== Supplied material

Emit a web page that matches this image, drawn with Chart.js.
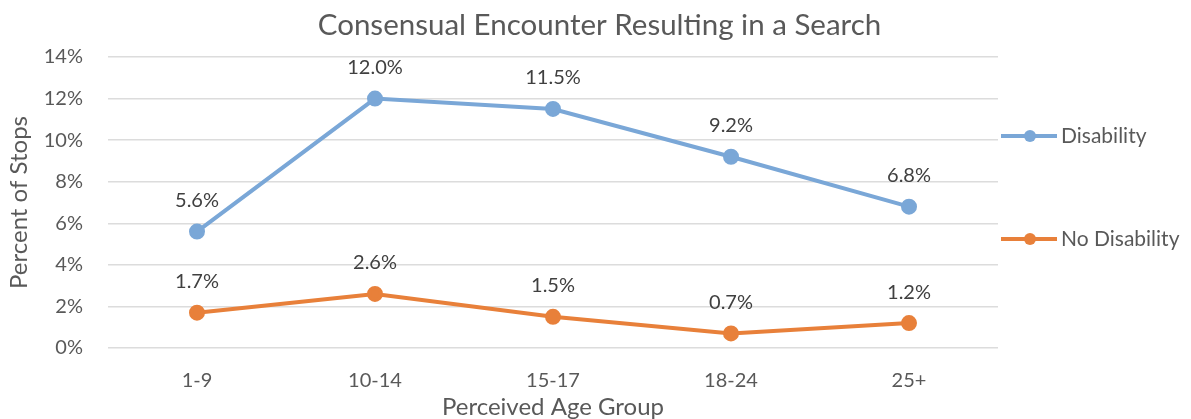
<!DOCTYPE html>
<html>
<head>
<meta charset="utf-8">
<script src="https://cdn.jsdelivr.net/npm/chart.js@4"></script>
<style>
  html, body { margin: 0; padding: 0; background: #fff; }
  #wrap { width: 1191px; height: 419px; }
</style>
</head>
<body>
<div id="wrap"><canvas id="myChart"></canvas></div>
<script>
const ageGroups = ['1-9', '10-14', '15-17', '18-24', '25+'];
const disability = [5.6, 12.0, 11.5, 9.2, 6.8];
const noDisability = [1.7, 2.6, 1.5, 0.7, 1.2];
const seriesNames = ['Disability', 'No Disability'];
const chartTitle = 'Consensual Encounter Resulting in a Search';

const FONT = 'Lato, "Open Sans", sans-serif';
const TEXT = '#595959';

// title centred on the whole canvas (excel style), not just the plot
const wideTitle = {
  id: 'wideTitle',
  afterDraw(chart) {
    const ctx = chart.ctx;
    ctx.save();
    ctx.font = '29.5px ' + FONT;
    ctx.fillStyle = TEXT;
    ctx.textAlign = 'center';
    ctx.textBaseline = 'middle';
    ctx.fillText(chartTitle, chart.width / 2 + 4, 25);
    ctx.restore();
  }
};

// value labels above each point
const pointLabels = {
  id: 'pointLabels',
  afterDatasetsDraw(chart) {
    const ctx = chart.ctx;
    ctx.save();
    ctx.font = '20px ' + FONT;
    ctx.fillStyle = '#404040';
    ctx.textAlign = 'center';
    ctx.textBaseline = 'middle';
    chart.data.datasets.forEach((ds, i) => {
      chart.getDatasetMeta(i).data.forEach((pt, j) => {
        ctx.fillText(ds.data[j].toFixed(1) + '%', pt.x, pt.y - 31);
      });
    });
    ctx.restore();
  }
};

// legend on the right, line with dot like excel
const sideLegend = {
  id: 'sideLegend',
  afterDraw(chart) {
    const ctx = chart.ctx;
    const area = chart.chartArea;
    const offsets = [79, 182];
    ctx.save();
    chart.data.datasets.forEach((ds, i) => {
      const y = area.top + offsets[i];
      const x0 = area.right + 3;
      ctx.strokeStyle = ds.borderColor;
      ctx.lineWidth = 4;
      ctx.beginPath();
      ctx.moveTo(x0, y);
      ctx.lineTo(x0 + 56, y);
      ctx.stroke();
      ctx.fillStyle = ds.borderColor;
      ctx.beginPath();
      ctx.arc(x0 + 29, y, 6, 0, Math.PI * 2);
      ctx.fill();
      ctx.fillStyle = TEXT;
      ctx.font = '21px ' + FONT;
      ctx.textAlign = 'left';
      ctx.textBaseline = 'middle';
      ctx.fillText(ds.label, x0 + 60, y);
    });
    ctx.restore();
  }
};

const blue = '#7aa7d7';
const orange = '#e8803a';

new Chart(document.getElementById('myChart'), {
  type: 'line',
  data: {
    labels: ageGroups,
    datasets: [
      {
        label: seriesNames[0],
        data: disability,
        borderColor: blue,
        backgroundColor: blue,
        borderWidth: 4,
        pointRadius: 6,
        pointHoverRadius: 6,
        tension: 0
      },
      {
        label: seriesNames[1],
        data: noDisability,
        borderColor: orange,
        backgroundColor: orange,
        borderWidth: 4,
        pointRadius: 6,
        pointHoverRadius: 6,
        tension: 0
      }
    ]
  },
  options: {
    responsive: true,
    maintainAspectRatio: false,
    animation: false,
    layout: { padding: { left: 0, right: 193, top: 57, bottom: 0 } },
    plugins: {
      legend: { display: false },
      tooltip: { enabled: false },
      title: { display: false }
    },
    scales: {
      x: {
        offset: true,
        grid: { display: false, drawTicks: false },
        border: { display: false },
        ticks: { color: TEXT, font: { family: FONT, size: 20 }, padding: 21 },
        title: {
          display: true,
          text: 'Perceived Age Group',
          color: TEXT,
          font: { family: FONT, size: 24 },
          padding: { top: 0, bottom: -3 }
        },
        afterFit(scale) { scale.height = 71; }
      },
      y: {
        min: 0,
        max: 14,
        ticks: {
          stepSize: 2,
          color: TEXT,
          font: { family: FONT, size: 20 },
          padding: 25,
          callback: (v) => v + '%'
        },
        grid: { color: '#dcdcdc', lineWidth: 1.5, drawTicks: false },
        border: { display: false },
        title: {
          display: true,
          text: 'Percent of Stops',
          color: TEXT,
          font: { family: FONT, size: 24 },
          padding: { top: 5, bottom: 0 }
        },
        afterFit(scale) { scale.width = 108; }
      }
    }
  },
  plugins: [pointLabels, sideLegend, wideTitle]
});
</script>
</body>
</html>
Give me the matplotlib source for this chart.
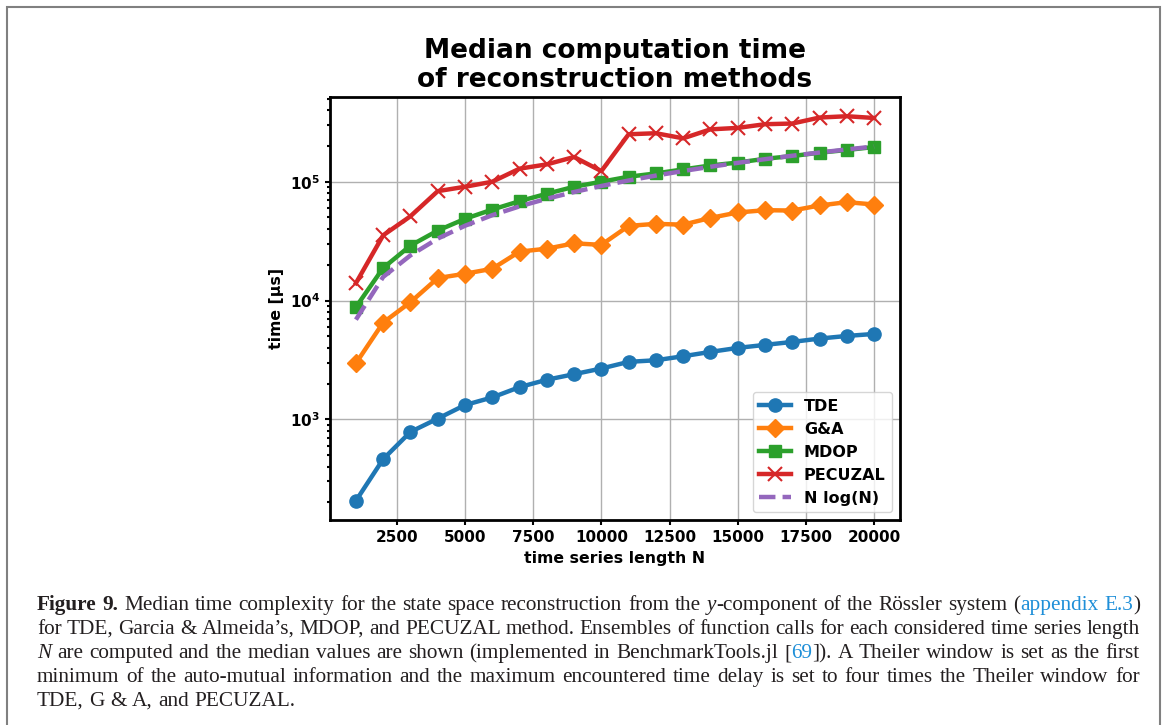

====

§ **Set task**: In the lines above, find each one with "this" and list it.

§ **Expected answer**:
Emit a web page that matches this image, drawn with Chart.js.
Give me the matplotlib source for this chart.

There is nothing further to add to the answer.